Feuz gamely stayed in the chase, even winning at Kvitfjell, but it was evident
he didn’t have his top gear. The super G at Schladming was the last straw.
Hirscher’s 60 third-place points moved him within 75 points of the Swiss. A win
in GS the next day put Hirscher 25 points in the lead with just the slalom left, and
Feuz gave up the chase. He would finish the season second overall, second in
downhill, second in combined and third in super G, all to different men. With the
retirement of Cuche, Feuz finds himself in the role of Swiss team leader.
The GS title was one of close scrutiny for U.S. fans. Ted Ligety came into
the season as the clear No. 1, having won the crown in 2011, 2010 and 2008.
Though he would score more GS points in 2012 than in any of those seasons,
he would finish the year 192 points behind Hirscher.
Shred Ligety started strong, going 1-2-1. A pair of fourths, in the season’s
most prestigious GS’s at Alta Badia before Christmas and Adelboden after New
Year’s, left him clinging to the GS standings lead with six weeks to wait for the
next race. Ligety’s aggression on skis is well known. There are dangers in that
approach. As he said, “live by the sword, die by the sword.” At Bansko, Bulgaria,
as the GS season moved into a calendar with four races in a month, he spun out
in a second-run charge. At Crans-Montana, in heavy, wet and very warm snow,
Ligety made a tactical error and found himself looking up at Hirscher in the GS
standings.
Ligety rebounded with potency at Kranjska Gora (see the story in this issue)

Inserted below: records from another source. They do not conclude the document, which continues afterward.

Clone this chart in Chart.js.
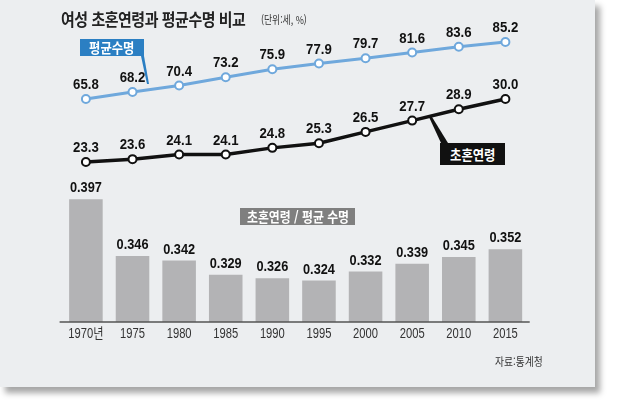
<!DOCTYPE html>
<html lang="ko">
<head>
<meta charset="utf-8">
<script src="https://cdn.jsdelivr.net/npm/chart.js@4/dist/chart.umd.min.js"></script>
<style>
  html, body { margin: 0; padding: 0; background: #fff; }
  body { width: 620px; height: 409px; position: relative; overflow: hidden; }
  .card {
    position: absolute; left: 0; top: 0; width: 595px; height: 387px;
    background: #eceef0;
    box-shadow: 5px 6px 6px rgba(0,0,0,0.35);
  }
  canvas { position: absolute; left: 0; top: 0; }
  .txt { position: absolute; white-space: nowrap; font-family: "Noto Sans CJK KR", sans-serif; transform-origin: 0 50%; }
  .title { left: 61px; top: 6px; font-size: 17px; font-weight: 700; color: #222; transform: scaleX(0.88); letter-spacing: -0.5px; }
  .unit { left: 261px; top: 11px; font-size: 11px; color: #333; transform: scaleX(0.8); }
  .tag { position: absolute; color: #fff; font-family: "Noto Sans CJK KR", sans-serif; font-weight: 700; text-align: center; }
  .tag span { display: inline-block; transform: scaleX(0.88); white-space: nowrap; }
  .life { left: 80px; top: 39px; width: 64px; height: 17px; line-height: 17px; font-size: 14px; background: #2b7fc3; }
  .age { left: 440px; top: 143px; width: 65px; height: 22px; line-height: 22px; font-size: 14px; background: #111; }
  .ratio { left: 240px; top: 208px; width: 115px; height: 17px; line-height: 17px; font-size: 13.5px; background: #7f7f7f; }
  .src { left: 495px; top: 353px; font-size: 11.5px; color: #333; transform: scaleX(0.85); }
  svg { position: absolute; left: 0; top: 0; }
</style>
</head>
<body>
<div class="card"></div>
<svg width="620" height="409">
  <polygon points="141,56 144,56 149,84 147,84" fill="#2b7fc3"/>
  <polygon points="429,117 432,117 448,143 441,143" fill="#111"/>
</svg>
<canvas id="chart" width="620" height="409"></canvas>
<div class="txt title">여성 초혼연령과 평균수명 비교</div>
<div class="txt unit">(단위:세, %)</div>
<div class="tag life"><span>평균수명</span></div>
<div class="tag age"><span>초혼연령</span></div>
<div class="tag ratio"><span>초혼연령 / 평균 수명</span></div>
<div class="txt src">자료:통계청</div>
<script>
const years = ['1970년', '1975', '1980', '1985', '1990', '1995', '2000', '2005', '2010', '2015'];
const lifeExpectancy = [65.8, 68.2, 70.4, 73.2, 75.9, 77.9, 79.7, 81.6, 83.6, 85.2];
const marriageAge = [23.3, 23.6, 24.1, 24.1, 24.8, 25.3, 26.5, 27.7, 28.9, 30.0];
const ratio = [0.397, 0.346, 0.342, 0.329, 0.326, 0.324, 0.332, 0.339, 0.345, 0.352];

// draws value labels, year labels and the baseline in a condensed look
const labelPlugin = {
  id: 'labels',
  afterDatasetsDraw(chart) {
    const ctx = chart.ctx;
    const area = chart.chartArea;
    const x = chart.scales.x;

    const drawText = (text, px, py, font, color, sx) => {
      ctx.save();
      ctx.translate(px, py);
      ctx.scale(sx, 1);
      ctx.font = font;
      ctx.fillStyle = color;
      ctx.textAlign = 'center';
      ctx.textBaseline = 'middle';
      ctx.fillText(text, 0, 0);
      ctx.restore();
    };

    ctx.save();
    ctx.strokeStyle = '#555';
    ctx.lineWidth = 1.5;
    ctx.beginPath();
    ctx.moveTo(area.left - 3, area.bottom);
    ctx.lineTo(area.right + 1, area.bottom);
    ctx.stroke();
    ctx.restore();

    years.forEach((y, i) => {
      drawText(y, x.getPixelForValue(i), area.bottom + 12, '14px "Liberation Sans", "Noto Sans CJK KR"', '#333', 0.8);
    });

    const bold = 'bold 15px "Liberation Sans", sans-serif';
    chart.getDatasetMeta(0).data.forEach((p, i) => {
      drawText(lifeExpectancy[i].toFixed(1), p.x, p.y - 14, bold, '#111', 0.88);
    });
    chart.getDatasetMeta(1).data.forEach((p, i) => {
      drawText(marriageAge[i].toFixed(1), p.x, p.y - 14, bold, '#111', 0.88);
    });
    chart.getDatasetMeta(2).data.forEach((b, i) => {
      drawText(ratio[i].toFixed(3), b.x, b.y - 11, bold, '#111', 0.85);
    });
  }
};

new Chart(document.getElementById('chart'), {
  type: 'bar',
  data: {
    labels: years,
    datasets: [
      {
        type: 'line',
        label: '평균수명',
        data: lifeExpectancy,
        yAxisID: 'yLife',
        borderColor: '#6fa8dc',
        borderWidth: 3,
        pointRadius: 4,
        pointBorderWidth: 2,
        pointBackgroundColor: '#fff',
        pointBorderColor: '#6fa8dc',
        tension: 0,
        order: 0
      },
      {
        type: 'line',
        label: '초혼연령',
        data: marriageAge,
        yAxisID: 'yAge',
        borderColor: '#111',
        borderWidth: 3.5,
        pointRadius: 4,
        pointBorderWidth: 2,
        pointBackgroundColor: '#fff',
        pointBorderColor: '#111',
        tension: 0,
        order: 0
      },
      {
        label: '초혼연령/평균 수명',
        data: ratio,
        yAxisID: 'yBar',
        backgroundColor: '#b3b3b5',
        barPercentage: 0.72,
        categoryPercentage: 1,
        order: 1
      }
    ]
  },
  options: {
    responsive: false,
    animation: false,
    devicePixelRatio: 1,
    layout: { padding: { left: 62.6, right: 91.3, top: 20, bottom: 87 } },
    scales: {
      x: { display: false, offset: true },
      yBar: { display: false, min: 0.2866, max: 0.5582 },
      yLife: { display: false, min: -10.1, max: 92.69 },
      yAge: { display: false, min: 6.28, max: 38.40 }
    },
    plugins: {
      legend: { display: false },
      tooltip: { enabled: false }
    }
  },
  plugins: [labelPlugin]
});
</script>
</body>
</html>
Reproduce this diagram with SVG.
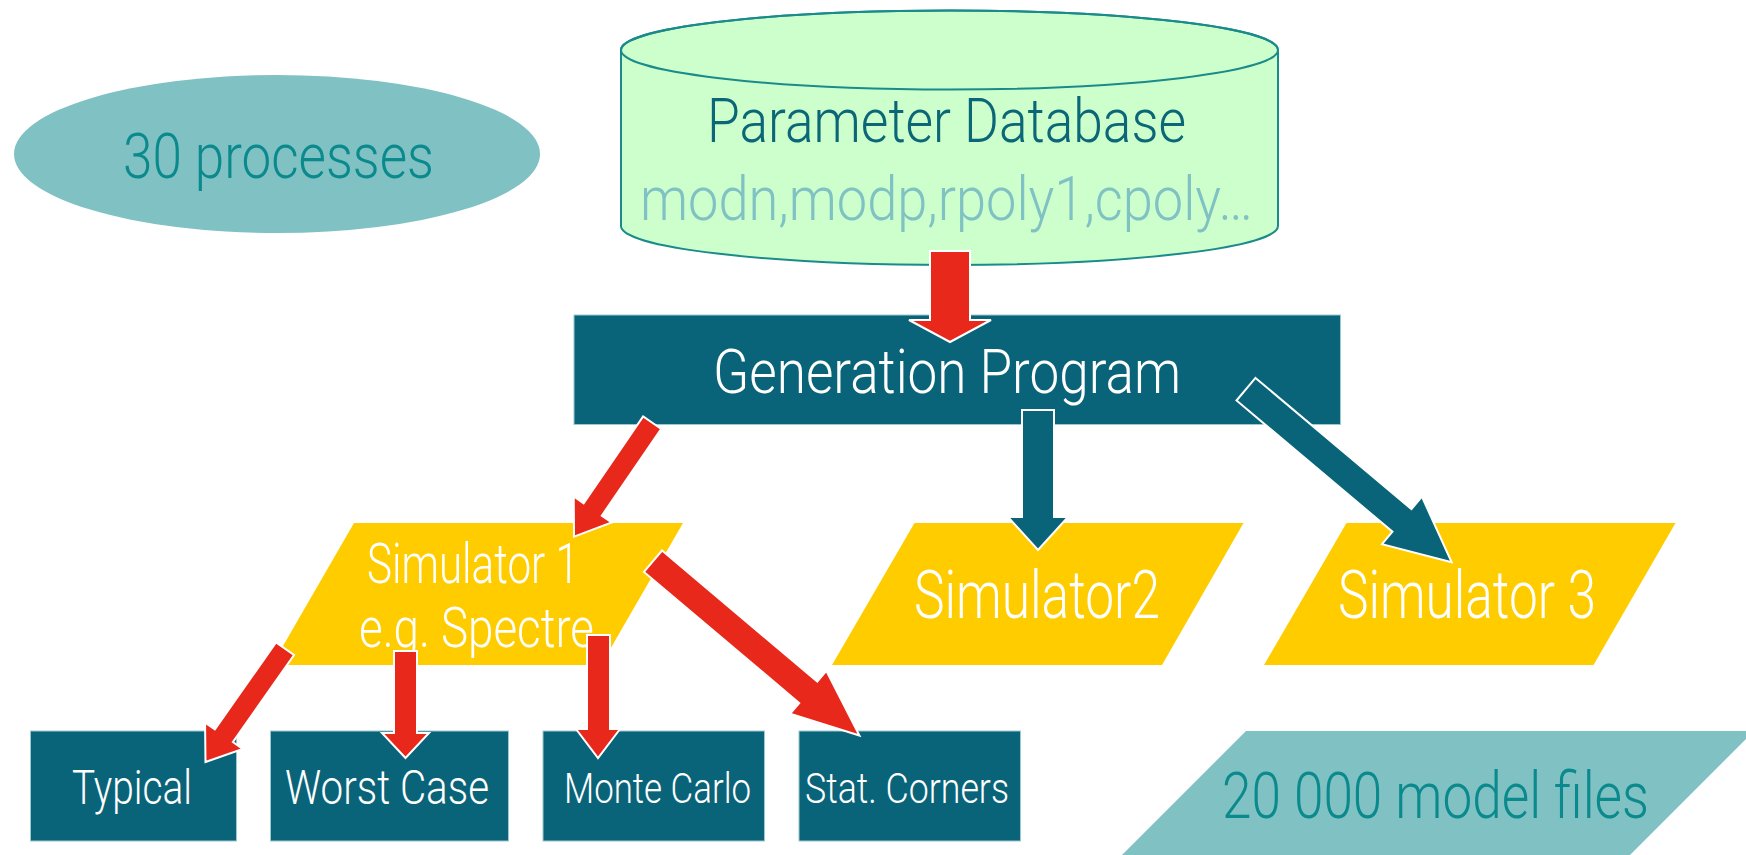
<svg xmlns="http://www.w3.org/2000/svg" width="1746" height="855" viewBox="0 0 1746 855">
<style>
text{font-family:Roboto,"Liberation Sans",Arial,sans-serif;font-weight:300;}
.w{fill:#ffffff;}
.teal{fill:#0a8a8c;}
.dark{fill:#0b6677;}
.light{fill:#80c1c4;}
.box{fill:#0a6479;stroke:#9cc8d0;stroke-width:1;}
.sim{fill:#ffcc00;}
.red{fill:#e8281a;stroke:#ffffff;stroke-width:2;stroke-linejoin:miter;}
.blue{fill:#0a6479;stroke:#ffffff;stroke-width:2;stroke-linejoin:miter;}
</style>
<rect width="1746" height="855" fill="#ffffff"/>

<g id="processes">
<ellipse cx="277" cy="154" rx="263" ry="79" class="light"/>
<text x="123" y="178" font-size="63" class="teal" textLength="311" lengthAdjust="spacingAndGlyphs">30 processes</text>
</g>

<g id="database">
<path d="M621,50 L621,226 A328.5,39 0 0 0 1278,226 L1278,50 A328.5,39.5 0 0 0 621,50 Z" fill="#ccffcc" stroke="#1a8a8a" stroke-width="2"/>
<ellipse cx="949.5" cy="50" rx="328.5" ry="39.5" fill="none" stroke="#1a8a8a" stroke-width="2"/>
<text x="707" y="142" font-size="61" class="dark" textLength="479" lengthAdjust="spacingAndGlyphs">Parameter Database</text>
<text x="640" y="220" font-size="61" class="light" textLength="613" lengthAdjust="spacingAndGlyphs">modn,modp,rpoly1,cpoly…</text>
</g>

<g id="generation">
<rect x="574" y="315" width="766.5" height="109.5" class="box"/>
<text x="713" y="393" font-size="61" class="w" textLength="468" lengthAdjust="spacingAndGlyphs">Generation Program</text>
</g>

<g id="sim1">
<polygon points="354,523 683,523 601,665 272,665" class="sim"/>
<text x="367" y="583" font-size="55" class="w" textLength="212" lengthAdjust="spacingAndGlyphs">Simulator 1</text>
<text x="359" y="647" font-size="55" class="w" textLength="235" lengthAdjust="spacingAndGlyphs">e.g. Spectre</text>
</g>

<g id="sim2">
<polygon points="914.5,523 1243.5,523 1162,665 832,665" class="sim"/>
<text x="914" y="618" font-size="66" class="w" textLength="246" lengthAdjust="spacingAndGlyphs">Simulator2</text>
</g>

<g id="sim3">
<polygon points="1346.5,523 1675.5,523 1593.5,665 1264,665" class="sim"/>
<text x="1338" y="618" font-size="66" class="w" textLength="258" lengthAdjust="spacingAndGlyphs">Simulator 3</text>
</g>

<g id="typical">
<rect x="30.5" y="731" width="206" height="110" class="box"/>
<text x="72" y="804" font-size="48" class="w" textLength="120" lengthAdjust="spacingAndGlyphs">Typical</text>
</g>

<g id="worstcase">
<rect x="270.5" y="731" width="238" height="110" class="box"/>
<text x="285" y="804" font-size="48" class="w" textLength="204" lengthAdjust="spacingAndGlyphs">Worst Case</text>
</g>

<g id="montecarlo">
<rect x="543" y="731" width="221.5" height="110" class="box"/>
<text x="564" y="803" font-size="42" class="w" textLength="187" lengthAdjust="spacingAndGlyphs">Monte Carlo</text>
</g>

<g id="statcorners">
<rect x="799" y="731" width="221.5" height="110" class="box"/>
<text x="805" y="803" font-size="42" class="w" textLength="204" lengthAdjust="spacingAndGlyphs">Stat. Corners</text>
</g>

<g id="modelfiles">
<polygon points="1246,731 1754,731 1630,855 1122,855" class="light"/>
<text x="1222" y="818" font-size="64" class="teal" textLength="427" lengthAdjust="spacingAndGlyphs">20 000 model files</text>
</g>

<g id="connectors">
<polygon class="red" points="930,251 970,251 970,320 991,320 950,342 909,320 930,320"/>
<polygon class="blue" points="1022,410 1054,410 1054,517 1068,517 1038,550 1008,517 1022,517"/>
<polygon class="blue" transform="translate(1246,389.2) rotate(40.08)" points="0,-14.75 203.8,-14.75 203.8,-31 268.8,0 203.8,31 203.8,14.75 0,14.75"/>
<polygon class="red" transform="translate(652.2,422.7) rotate(124.44)" points="0,-11 105.2,-11 105.2,-23 138.2,0 105.2,23 105.2,11 0,11"/>
<polygon class="red" transform="translate(285,648.7) rotate(125.06)" points="0,-11 106.4,-11 106.4,-23 138.4,0 106.4,23 106.4,11 0,11"/>
<polygon class="red" points="394,651 417,651 417,733 429,733 405.5,758 382,733 394,733"/>
<polygon class="red" points="587,635 610,635 610,729 620,729 598,758 576,729 587,729"/>
<polygon class="red" transform="translate(653,561.2) rotate(40.18)" points="0,-14 203.2,-14 203.2,-28 270.2,0 203.2,28 203.2,14 0,14"/>
</g>
</svg>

with the biggest winning margin of the season, but the damage had been done.
He went to Schladming a severe underdog, needing the Austrian to crack to
overtake him. Far from cracking, Hirscher came into the Schladming GS on
the heels of his super G breakthrough and survived his own first-run error for
his ninth win of the season. After blowing out in the first run but hiking, Ligety
grabbed a pair of next season’s controversial skis and recorded the fastest sec-
ond run of the day, just after Cuche had clearly demonstrated just how far ski
equipment had come with his four-and-a-half minute run.